■ **Written task**
Retype exactly what runs from the first line of the data to the line with "return (H - B - yp) / ph", keeping both of those lines and skipping pictures.
/---
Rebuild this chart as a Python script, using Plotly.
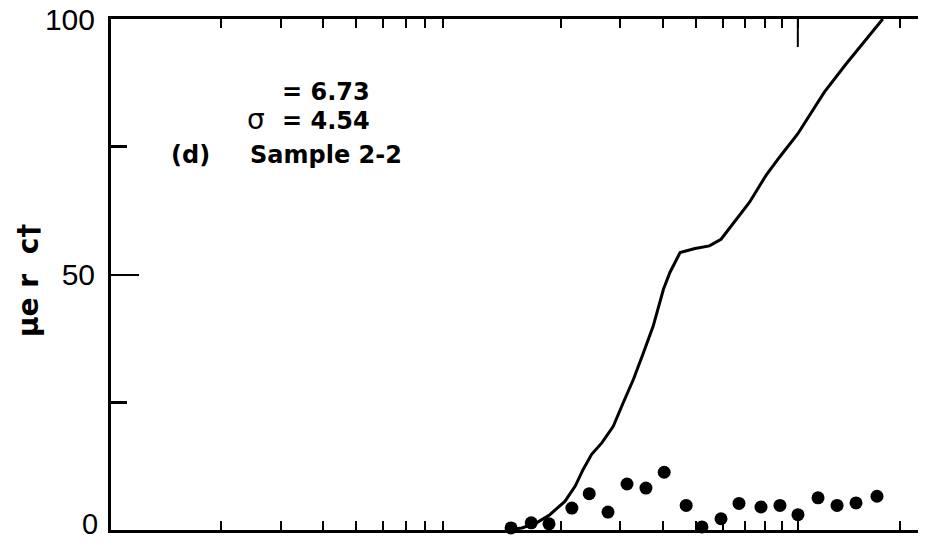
import plotly.graph_objects as go

# ---- data ----
curve_x = [13.9, 15.4, 17.0, 18.6, 20.6, 22.1, 23.3, 24.7, 26.5, 28.6, 30.6, 32.8,
           35.1, 37.5, 40.2, 42.0, 45.0, 49.8, 54.9, 59.4, 72.0, 80.6, 88.2, 99.9,
           119.7, 138.7, 177.9]
curve_y = [0.0, 0.4, 1.4, 3.0, 5.6, 8.6, 11.8, 14.8, 17.1, 20.3, 24.9, 29.5,
           34.7, 39.9, 47.1, 50.4, 54.3, 55.1, 55.6, 56.9, 64.1, 69.4, 72.9, 77.5,
           85.7, 91.2, 100.0]

dots_x = [14.3, 16.4, 18.5, 21.6, 24.3, 27.6, 31.4, 35.7, 40.4, 46.9,
          52.2, 59.4, 67.1, 77.9, 88.6, 100.1, 114.7, 130.5, 148.4, 171.1]
dots_y = [0.4, 1.4, 1.2, 4.3, 7.1, 3.5, 9.0, 8.2, 11.3, 4.8,
          0.6, 2.2, 5.2, 4.5, 4.8, 3.0, 6.3, 4.8, 5.3, 6.6]

x_ticks = [2, 3, 4, 5, 6, 7, 8, 9, 20, 30, 40, 50, 60, 70, 80, 90, 100, 200]
y_ticks = [0, 50, 100]
y_ticktext = ["", "50", "100"]
y_zero_label = "0"

title_text = "μe r  c†"
mean_text = "= 6.73"
sigma_sym = "σ"
sigma_text = "= 4.54"
panel_text = "(d)"
sample_text = "Sample 2-2"

fig = go.Figure()
fig.add_trace(go.Scatter(x=curve_x, y=curve_y, mode="lines",
                         line=dict(color="black", width=3),
                         cliponaxis=False, showlegend=False, hoverinfo="skip"))
fig.add_trace(go.Scatter(x=dots_x, y=dots_y, mode="markers",
                         marker=dict(color="black", size=13, line=dict(width=0)),
                         cliponaxis=False, showlegend=False, hoverinfo="skip"))

W, H = 952, 543
L, R, T, B = 111, 34, 19, 13
pw, ph = W - L - R, H - T - B

def px(xp):
    return (xp - L) / pw

def py(yp):
    return (H - B - yp) / ph

fig.update_layout(
    width=W, height=H,
    margin=dict(l=L, r=R, t=T, b=B, pad=0, autoexpand=False),
    paper_bgcolor="white", plot_bgcolor="white",
    showlegend=False,
    xaxis=dict(type="log", range=[-0.023, 2.354], automargin=False,
               tickmode="array", tickvals=x_ticks, showticklabels=False,
               ticks="inside", ticklen=9, tickwidth=2, tickcolor="black",
               showline=True, linecolor="black", linewidth=3, mirror="ticks",
               showgrid=False, zeroline=False),
    yaxis=dict(range=[0, 100], automargin=False,
               tickmode="array", tickvals=y_ticks, ticktext=y_ticktext,
               ticks="inside", ticklen=28, tickwidth=2, tickcolor="black",
               minor=dict(tickmode="array", tickvals=[25, 75], ticks="inside",
                          ticklen=16, tickwidth=3, tickcolor="black", showgrid=False),
               ticklabelstandoff=7,
               tickfont=dict(family="Liberation Sans", size=30, color="black"),
               showline=True, linecolor="black", linewidth=3, mirror=False,
               showgrid=False, zeroline=False),
)

# long tick on the top axis at 100
fig.add_shape(type="line", xref="x", yref="paper", x0=100, x1=100, y0=1, y1=py(47),
              line=dict(color="black", width=2))

# "0" label of the y axis (kept inside the page)
fig.add_annotation(text=y_zero_label, xref="paper", yref="paper", x=px(99), y=py(541),
                   xanchor="right", yanchor="bottom", showarrow=False, borderpad=0,
                   font=dict(family="Liberation Sans", size=29, color="black"))

bold = dict(family="DejaVu Sans", size=24, color="black", weight="bold")
fig.add_annotation(text=mean_text, xref="paper", yref="paper", x=px(280), y=py(92),
                   xanchor="left", yanchor="middle", showarrow=False, font=bold)
fig.add_annotation(text=sigma_sym, xref="paper", yref="paper", x=px(245), y=py(119),
                   xanchor="left", yanchor="middle", showarrow=False,
                   font=dict(family="DejaVu Sans", size=28, color="black"))
fig.add_annotation(text=sigma_text, xref="paper", yref="paper", x=px(280), y=py(121),
                   xanchor="left", yanchor="middle", showarrow=False, font=bold)
fig.add_annotation(text=panel_text, xref="paper", yref="paper", x=px(169), y=py(155),
                   xanchor="left", yanchor="middle", showarrow=False, font=bold)
fig.add_annotation(text=sample_text, xref="paper", yref="paper", x=px(248), y=py(155),
                   xanchor="left", yanchor="middle", showarrow=False, font=bold)
fig.add_annotation(text=title_text, xref="paper", yref="paper", x=px(28), y=py(281),
                   xanchor="center", yanchor="middle", textangle=-90, showarrow=False,
                   font=dict(family="DejaVu Sans", size=28, color="black", weight="bold"))

fig.write_html("out.html", config={"displayModeBar": False},
               post_script="document.body.style.margin='0';document.body.style.overflow='hidden';")
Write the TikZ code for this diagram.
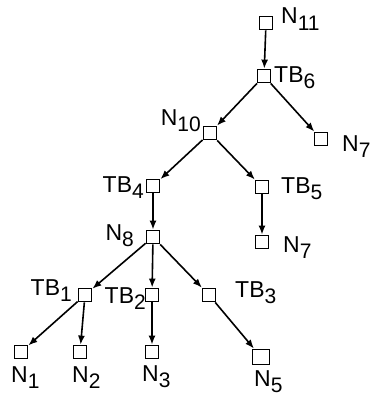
\documentclass[tikz,border=0pt]{standalone}
\usepackage{fontspec}
\setmainfont{Liberation Sans}
\usetikzlibrary{arrows.meta}
\newcommand{\lbl}[2]{#1\raisebox{-6pt}{\fontsize{21}{21}\selectfont #2}}
\begin{document}
\begin{tikzpicture}[x=1pt,y=-1pt,
  box/.style={draw,line width=1.8pt,minimum width=13pt,minimum height=13pt,inner sep=0pt},
  lab/.style={anchor=base west,inner sep=0pt,font=\fontsize{23}{23}\selectfont},
  labr/.style={lab,anchor=base east},
  edge/.style={line width=1.6pt,-{Latex[length=9pt,width=7pt]}}]
\useasboundingbox (0,0) rectangle (376,396);
\node[box] (n11) at (266,23) {};
\node[box] (tb6) at (264,76) {};
\node[box] (n10) at (210,133) {};
\node[box] (n7a) at (321,139) {};
\node[box] (tb4) at (153,186) {};
\node[box] (tb5) at (262,187) {};
\node[box] (n7b) at (262,242) {};
\node[box] (n8) at (153,237) {};
\node[box] (tb1) at (85,295) {};
\node[box] (tb2) at (152,295) {};
\node[box] (tb3) at (209,295) {};
\node[box] (n1) at (21,352) {};
\node[box] (n2) at (80,352) {};
\node[box] (n3) at (152,352) {};
\node[box,minimum width=17pt,minimum height=15pt] (n5) at (261,357) {};
% labels
\node[lab] (ln11) at (281,24) {\lbl{N}{11}};
\node[lab] (ltb6) at (274,82) {\lbl{TB}{6}};
\node[labr] (ln10) at (201,125) {\lbl{N}{10}};
\node[lab] (ln7a) at (342,151) {\lbl{N}{7}};
\node[lab] (ltb5) at (281,193) {\lbl{TB}{5}};
\node[labr] (ltb4) at (144,192) {\lbl{TB}{4}};
\node[labr] (ln8) at (134,240) {\lbl{N}{8}};
\node[lab] (ln7b) at (283,252) {\lbl{N}{7}};
\node[labr] (ltb1) at (72,295) {\lbl{TB}{1}};
\node[labr] (ltb2) at (146,303) {\lbl{TB}{2}};
\node[lab] (ltb3) at (235,297) {\lbl{TB}{3}};
\node[lab] (ln1) at (11,382) {\lbl{N}{1}};
\node[lab] (ln2) at (72,382) {\lbl{N}{2}};
\node[lab] (ln3) at (142,381) {\lbl{N}{3}};
\node[lab] (ln5) at (254,386) {\lbl{N}{5}};
% edges
\draw[edge] (n11) -- (tb6);
\draw[edge] (tb6) -- (n10);
\draw[edge] (tb6) -- (n7a);
\draw[edge] (n10) -- (tb4);
\draw[edge] (n10) -- (tb5);
\draw[edge] (tb5) -- (n7b);
\draw[edge] (tb4) -- (n8);
\draw[edge] (n8) -- (tb1);
\draw[edge] (n8) -- (tb2);
\draw[edge] (n8) -- (tb3);
\draw[edge] (tb1) -- (n1);
\draw[edge] (tb1) -- (n2);
\draw[edge] (tb2) -- (n3);
\draw[edge] (tb3) -- (n5);
\end{tikzpicture}
\end{document}
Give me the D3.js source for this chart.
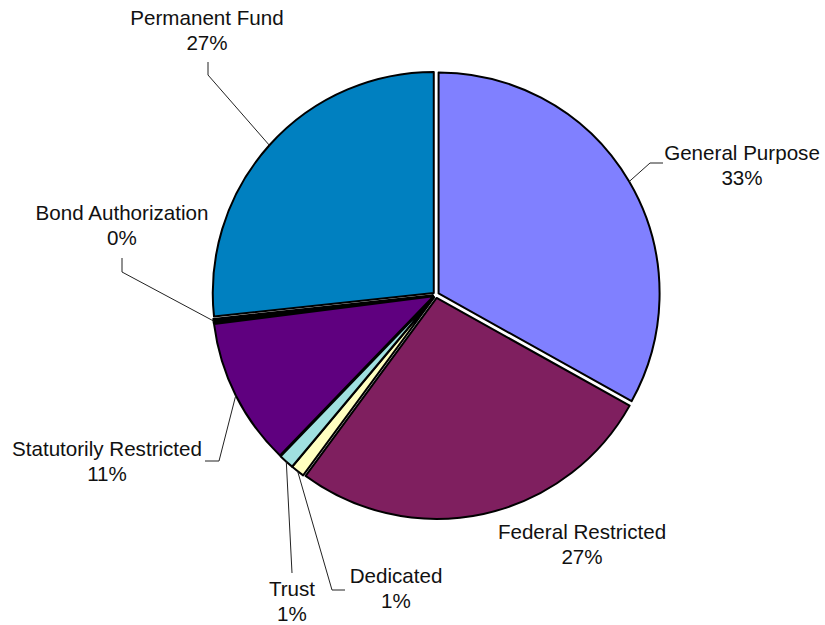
<!doctype html>
<html lang="en">

<head>
    <meta charset="utf-8">
    <script src="https://d3js.org/d3.v7.min.js"></script>
    <title>Fund Pie</title>
    <style>
        body {
            margin: 0;
            background: white;
        }

        text {
            font-family: "Liberation Sans", Arial, sans-serif;
            font-size: 20.6px;
            fill: #111;
        }
    </style>
</head>

<body>
    <svg width="825" height="625" id="svg"></svg>

    <script>
        // data, clockwise from 12 o'clock
        let categories = ["General Purpose", "Federal Restricted", "Dedicated", "Trust",
            "Statutorily Restricted", "Bond Authorization", "Permanent Fund"];
        let shares = [33.1, 27.0, 1.0, 1.1, 10.8, 0.3, 26.7];
        let colors = ["#8080ff", "#7f1f5f", "#ffffc0", "#a0e0e0", "#5f007f", "#000000", "#0080c0"];

        // label placement: x, first baseline, leader points (label end first) - layout only
        let labelLayout = {
            "General Purpose": { x: 742, y: 160, leader: [[663, 163], [650, 163]] },
            "Federal Restricted": { x: 582, y: 539, leader: null },
            "Dedicated": { x: 396, y: 583, leader: [[345, 590], [332, 590]] },
            "Trust": { x: 292, y: 596, leader: [[292, 573]] },
            "Statutorily Restricted": { x: 107, y: 456, leader: [[205, 461], [219, 461]] },
            "Bond Authorization": { x: 122, y: 220, leader: [[122, 258], [122, 272]] },
            "Permanent Fund": { x: 207, y: 25, leader: [[208, 62], [208, 75]] }
        };

        let cx = 436, cy = 295, radius = 221, explode = 3, lineGap = 25;

        let svg = d3.select("#svg");
        let g = svg.append("g").attr("transform", `translate(${cx}, ${cy})`);

        let data = categories.map((c, i) => ({ name: c, value: shares[i], color: colors[i] }));
        let total = d3.sum(shares);

        let pie = d3.pie().sort(null).value(d => d.value);
        let arc = d3.arc().innerRadius(0).outerRadius(radius);
        let arcs = pie(data);

        function offset(d) {
            let a = (d.startAngle + d.endAngle) / 2;
            return [Math.sin(a) * explode, -Math.cos(a) * explode];
        }

        g.selectAll("path")
            .data(arcs)
            .join("path")
            .attr("transform", d => `translate(${offset(d)})`)
            .attr("d", arc)
            .attr("fill", d => d.data.color)
            .attr("stroke", "#000")
            .attr("stroke-width", 2)
            .attr("stroke-linejoin", "round");

        // leader lines, from the label to the outer edge on the slice bisector
        let line = d3.line();
        arcs.forEach(d => {
            let lay = labelLayout[d.data.name];
            if (!lay.leader) return;
            let a = (d.startAngle + d.endAngle) / 2;
            let r = radius + explode;
            let end = [cx + Math.sin(a) * r, cy - Math.cos(a) * r];
            svg.append("path")
                .attr("d", line(lay.leader.concat([end])))
                .attr("fill", "none")
                .attr("stroke", "#222")
                .attr("stroke-width", 1);
        });

        // labels
        let labels = svg.selectAll("text.label")
            .data(arcs)
            .join("text")
            .attr("class", "label")
            .attr("text-anchor", "middle");

        labels.append("tspan")
            .attr("x", d => labelLayout[d.data.name].x)
            .attr("y", d => labelLayout[d.data.name].y)
            .text(d => d.data.name);

        labels.append("tspan")
            .attr("x", d => labelLayout[d.data.name].x)
            .attr("y", d => labelLayout[d.data.name].y + lineGap)
            .text(d => Math.round(d.data.value / total * 100) + "%");
    </script>
</body>

</html>
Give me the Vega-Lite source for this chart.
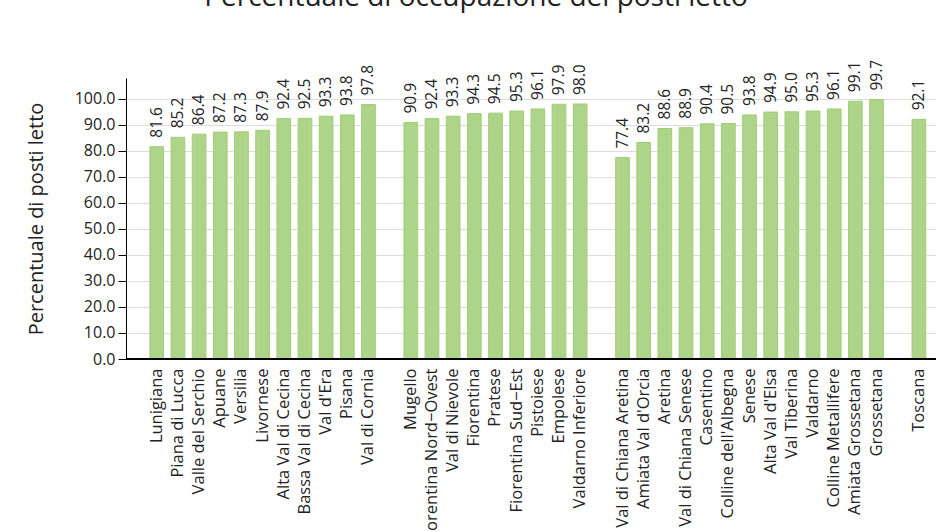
\---
■ **Response**
Rebuild this chart as a Python script, using Plotly.
import plotly.graph_objects as go

# ---- data ----
curve_x = [13.9, 15.4, 17.0, 18.6, 20.6, 22.1, 23.3, 24.7, 26.5, 28.6, 30.6, 32.8,
           35.1, 37.5, 40.2, 42.0, 45.0, 49.8, 54.9, 59.4, 72.0, 80.6, 88.2, 99.9,
           119.7, 138.7, 177.9]
curve_y = [0.0, 0.4, 1.4, 3.0, 5.6, 8.6, 11.8, 14.8, 17.1, 20.3, 24.9, 29.5,
           34.7, 39.9, 47.1, 50.4, 54.3, 55.1, 55.6, 56.9, 64.1, 69.4, 72.9, 77.5,
           85.7, 91.2, 100.0]

dots_x = [14.3, 16.4, 18.5, 21.6, 24.3, 27.6, 31.4, 35.7, 40.4, 46.9,
          52.2, 59.4, 67.1, 77.9, 88.6, 100.1, 114.7, 130.5, 148.4, 171.1]
dots_y = [0.4, 1.4, 1.2, 4.3, 7.1, 3.5, 9.0, 8.2, 11.3, 4.8,
          0.6, 2.2, 5.2, 4.5, 4.8, 3.0, 6.3, 4.8, 5.3, 6.6]

x_ticks = [2, 3, 4, 5, 6, 7, 8, 9, 20, 30, 40, 50, 60, 70, 80, 90, 100, 200]
y_ticks = [0, 50, 100]
y_ticktext = ["", "50", "100"]
y_zero_label = "0"

title_text = "μe r  c†"
mean_text = "= 6.73"
sigma_sym = "σ"
sigma_text = "= 4.54"
panel_text = "(d)"
sample_text = "Sample 2-2"

fig = go.Figure()
fig.add_trace(go.Scatter(x=curve_x, y=curve_y, mode="lines",
                         line=dict(color="black", width=3),
                         cliponaxis=False, showlegend=False, hoverinfo="skip"))
fig.add_trace(go.Scatter(x=dots_x, y=dots_y, mode="markers",
                         marker=dict(color="black", size=13, line=dict(width=0)),
                         cliponaxis=False, showlegend=False, hoverinfo="skip"))

W, H = 952, 543
L, R, T, B = 111, 34, 19, 13
pw, ph = W - L - R, H - T - B

def px(xp):
    return (xp - L) / pw

def py(yp):
    return (H - B - yp) / ph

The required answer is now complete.